National Park System struggles to maintain services
While national parks have seen a 19 percent visitation increase over the last five years, the park system has seen an 11 percent reduction in staff and other cost-cutting measures during that period. Underfunding, staff shortages and an $11 billion repair backlog compound the problem. Park supporters are further irked by the Trump administration diverting $2.5 million in national park fee revenue to pay for a July 4military parade at the National Mall. The loss of desperately needed money comes at a time when parks are already facing a financial shortfall and influx of visitors.
The National Parks Conservation Association (NCPA) president Theresa Pierno recently released a statement:
“Fee dollars are meant to protect our parks irreplaceable resources and enhance visitors’ experiences, not fund a Presidential stunt. The Park Service is already operating on a shoestring budget, and park staff has come to heavily rely on visitor fee dollars to fund law enforcement personnel, create educational programs for visitors and address the nearly $12 billion in needed repairs for crumbling park buildings, trails and roads.”
The Trump administration proposed a further 13 percent national parks budget cut in 2017, but Congress wouldn’t enact it.
There are 61 national parks including the Grand Canyon, Yosemite, Rocky Mountain, Yellowstone and Zion. Visitation is expected to be close to 100 million in 2019. The Midwest features several national parks and lakeshores, including Isle Royale, Sleeping Bear Dunes, Indiana Dunes, Pictured Rocks and the Apostle Islands. If you haven’t visited these Midwestern gems, get them on your bucket list. Find out how to support our national parks at the NCPA website (npca.org/).
Wisconsin budget signed into law
Wisconsin Gov. Tony Evers signed the 2020-21 biennial budget into law with 78 line-item vetoes.
Evers considered vetoing the complete Republican-controlled budget but decided against it.
“It would have been more of the same divisiveness and petty, political theatrics that the people of Wisconsin have had to put up with,” said Evers.
Included in the budget are middle-class tax cuts, increased education and water quality funding and transportation improvements.
Evers received criticism from both conservatives and liberals, which likely means it was a reasonable compromise. Items affecting outdoor recreation and natural resources were a net positive. Key budget items include:
- Creates a new office of Outdoor Recreation at the Department of Tourism, which will enhance the state’s outdoor economy by promoting outdoor activities and building partnerships with outdoor-related businesses. This will help congeal support for outdoor recreation.
- Extends the Knowles-Nelson Stewardship program at $33 million annually. This program funds a variety of outdoor-related projects
- Enhanced DNR staffing by providing two additional scientists to research water and sources of contamination. Many science and outdoor education positions were cut during the Walker administration.
- $230 million for workers who provide direct care to family care, nursing homes and personal care services.

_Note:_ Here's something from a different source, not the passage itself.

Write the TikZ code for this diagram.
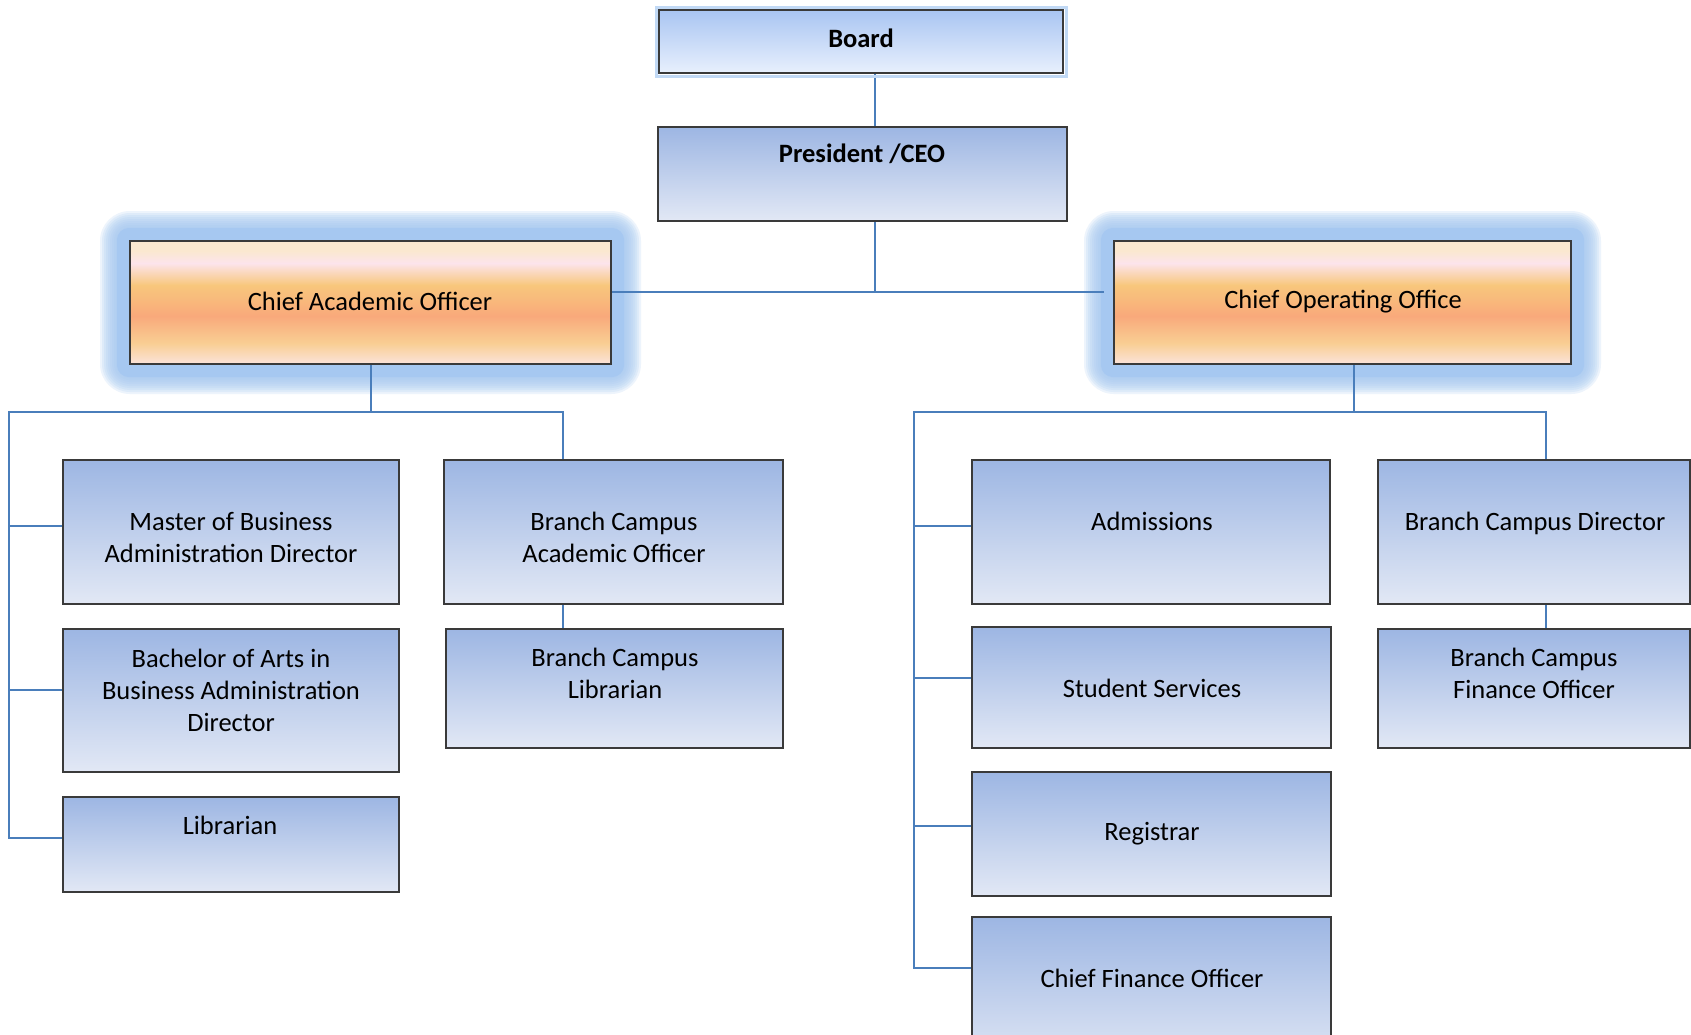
\documentclass[tikz,border=0pt]{standalone}
\usepackage{fontspec}
\setmainfont{Carlito}
\definecolor{connc}{HTML}{4A7EBB}
\definecolor{edgec}{HTML}{3A3A3A}
\definecolor{bTop}{HTML}{9DB6E3}
\definecolor{bBot}{HTML}{E2E8F5}
\definecolor{bdTop}{HTML}{A9C5F2}
\definecolor{bdBot}{HTML}{E8F0FD}
\definecolor{glowc}{HTML}{A6C8F1}
\definecolor{oT}{HTML}{FBE8D0}
\definecolor{oP}{HTML}{FCE4EC}
\definecolor{oY}{HTML}{F8C77C}
\definecolor{oS}{HTML}{F9A97B}
\definecolor{oY2}{HTML}{F9CE93}
\definecolor{oB}{HTML}{FBE3DA}
\pgfdeclareverticalshading{orangeband}{100bp}{color(0bp)=(oB); color(25bp)=(oB); color(33.5bp)=(oY2); color(44.5bp)=(oS); color(57bp)=(oY); color(66bp)=(oP); color(71bp)=(oT); color(75bp)=(oT); color(100bp)=(oT)}
\pgfdeclarelayer{glowlayer}
\pgfdeclarelayer{connlayer}
\pgfsetlayers{glowlayer,connlayer,main}
\tikzset{
  basebox/.style={draw=edgec, line width=1.8pt, inner sep=0pt, outer sep=0pt},
  bluebox/.style={basebox, top color=bTop, bottom color=bBot},
  boardbox/.style={basebox, top color=bdTop, bottom color=bdBot},
  orangebox/.style={basebox, shading=orangeband},
  conn/.style={draw=connc, line width=2pt},
  txt/.style={font=\fontsize{26.5}{32}\selectfont, align=center, inner sep=0pt, text=black},
  btxt/.style={txt, font=\fontsize{26.5}{32}\selectfont\bfseries},
}
\newcommand{\mkbox}[6]{\node[#6, minimum width={(#4-#2)*1pt}, minimum height={(#5-#3)*1pt}] (#1) at ({(#2+#4)/2},{(#3+#5)/2}) {};}
\newcommand{\glowaround}[1]{%
  \fill[glowc, rounded corners=12pt] ([shift={(-13pt,13pt)}]#1.north west) rectangle ([shift={(13pt,-13pt)}]#1.south east);
  \foreach \d in {30,28,...,14} {\fill[glowc, opacity=0.2, rounded corners=\d pt] ([shift={(-\d pt,\d pt)}]#1.north west) rectangle ([shift={(\d pt,-\d pt)}]#1.south east);}
}
\begin{document}
\begin{tikzpicture}[x=1pt,y=-1pt]
\useasboundingbox (0,0) rectangle (1691,1034);
\clip (0,0) rectangle (1691,1034);
% boxes
\draw[draw=glowc!70, line width=3pt] (656,7) rectangle (1066,76);
\mkbox{board}{659}{10}{1063}{73}{boardbox}
\mkbox{pres}{658}{127}{1067}{221}{bluebox}
\mkbox{cao}{130}{241}{611}{364}{orangebox}
\mkbox{coo}{1114}{241}{1571}{364}{orangebox}
\mkbox{mba}{63}{460}{399}{604}{bluebox}
\mkbox{ba}{63}{629}{399}{772}{bluebox}
\mkbox{lib}{63}{797}{399}{892}{bluebox}
\mkbox{bcao}{444}{460}{783}{604}{bluebox}
\mkbox{bclib}{446}{629}{783}{748}{bluebox}
\mkbox{adm}{972}{460}{1330}{604}{bluebox}
\mkbox{ss}{972}{627}{1331}{748}{bluebox}
\mkbox{reg}{972}{772}{1331}{896}{bluebox}
\mkbox{cfo}{972}{917}{1331}{1070}{bluebox}
\mkbox{bcd}{1378}{460}{1690}{604}{bluebox}
\mkbox{bcfo}{1378}{629}{1690}{748}{bluebox}
% glows
\begin{pgfonlayer}{glowlayer}
\fill[white] (0,0) rectangle (1691,1034);
\glowaround{cao}
\glowaround{coo}
\end{pgfonlayer}
% connectors
\begin{pgfonlayer}{connlayer}
\coordinate (j0) at (875,292);
\coordinate (lb) at (9,412);
\coordinate (lbr) at (563,412);
\coordinate (rb) at (914,412);
\coordinate (rbr) at (1546,412);
\draw[conn] ([xshift=14pt]board.south) -- ([xshift=14pt]board.south |- pres.north);
\draw[conn] (pres.south -| j0) -- (j0);
\draw[conn] (cao.east |- j0) -- ([xshift=-10pt]coo.west |- j0);
\draw[conn] (cao.south) -- (cao.south |- lb);
\draw[conn] ([yshift=6.5pt]lib.west) -| (lb) -- (lbr) -- (lbr |- bcao.north);
\draw[conn] (lb |- mba.west) ++(0,-6) -- ([yshift=6pt]mba.west);
\draw[conn] (lb |- ba.west) ++(0,-10.5) -- ([yshift=10.5pt]ba.west);
\draw[conn] (lbr |- bcao.south) -- (lbr |- bclib.north);
\draw[conn] ([xshift=11.5pt]coo.south) -- ([xshift=11.5pt]coo.south |- rb);
\draw[conn] ([yshift=25.5pt]cfo.west) -| (rb) -- (rbr) -- (rbr |- bcd.north);
\draw[conn] (rb |- adm.west) ++(0,-6) -- ([yshift=6pt]adm.west);
\draw[conn] (rb |- ss.west) ++(0,-9.5) -- ([yshift=9.5pt]ss.west);
\draw[conn] (rb |- reg.west) ++(0,-8) -- ([yshift=8pt]reg.west);
\draw[conn] (rbr |- bcd.south) -- (rbr |- bcfo.north);
\end{pgfonlayer}
% texts
\node[btxt] (t-board) at (861,38) {Board};
\node[btxt] (t-pres) at (862,154) {President /CEO};
\node[txt] (t-cao) at (370,301) {Chief Academic Officer};
\node[txt] (t-coo) at (1343,302) {Chief Operating Office};
\node[txt] (t-mba) at (231,537) {Master of Business\\Administration Director};
\node[txt] (t-bcao) at (614,537) {Branch Campus\\Academic Officer};
\node[txt] (t-ba) at (231,690) {Bachelor of Arts in\\Business Administration\\Director};
\node[txt] (t-lib) at (230,825) {Librarian};
\node[txt] (t-bclib) at (615,673) {Branch Campus\\Librarian};
\node[txt] (t-adm) at (1152,521) {Admissions};
\node[txt] (t-ss) at (1152,688) {Student Services};
\node[txt] (t-reg) at (1152,834) {Registrar};
\node[txt] (t-cfo) at (1152,978) {Chief Finance Officer};
\node[txt] (t-bcd) at (1535,523) {Branch Campus Director};
\node[txt] (t-bcfo) at (1534,673) {Branch Campus\\Finance Officer};
\end{tikzpicture}
\end{document}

- Increases in veterans, schools, rural and mental health services
- Commits over $1 billion in bonding authority to modernize aging University of Wisconsin buildings and improve learning environments
- Increases transportation funding, including some aspects of non-motorized projects
Wisconsin’s Governor has among the most extensive veto powers in the country. The line-item veto rules allow the Governor to strike out words, eliminate entire sections of the budget and individual digits, including dollar amounts.
Wisconsin’s last Governor (Scott Walker) averaged 77 line-item vetoes per budget.